Since, at international law, our title to the Islands is unclouded, it follows that our responsibility in the premises is complete. If, therefore, in the administration of our responsibility, our wards should make a request for independence, it is our duty to examine this request, to inquire into its origin, and then to investigate its reasonableness with the purpose of determining whether, in the circumstances, our wards are able, prepared, or ready to undertake the responsibilities which they pray us to discharge upon them.

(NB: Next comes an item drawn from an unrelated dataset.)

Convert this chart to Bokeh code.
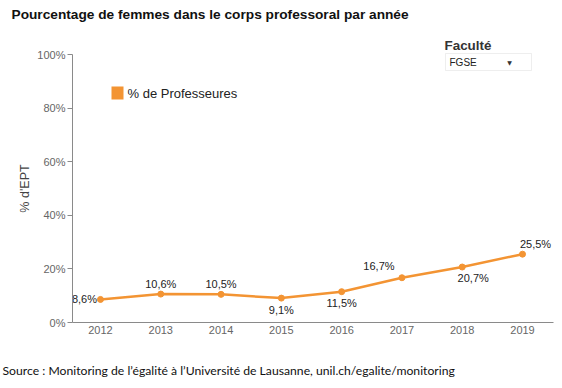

That the request for independence is made, and frequently made, there can be no doubt. It has been made in the past and it will continue to be made in the future. One hears it in speeches, and the native press echoes it. Regularly the Assembly closes, or used to close, its sessions by a resolution calling upon the United States to grant immediate independence to the Philippine Islands. Apparently the request has some volume; in any case, it is more or less loudly made. Now, if the demand is widespread, if it conies from all ranks of society, from the humblest peasant in the rice-paddies to the richest merchant of Manila, from the tobacco-planter of the Cagayan Valley to the hemp-stripper of Davao, if it is made in full recognition of the responsibilities involved, then, whether we are disposed to grant it or not. it is a serious matter. It becomes serious, objectively, because so many people arc asking for it. Even if the demand come but from a few, the matter is nevertheless, subjectively, one of concern, because we are responsible, and no factor or element should be overlooked in making up our minds.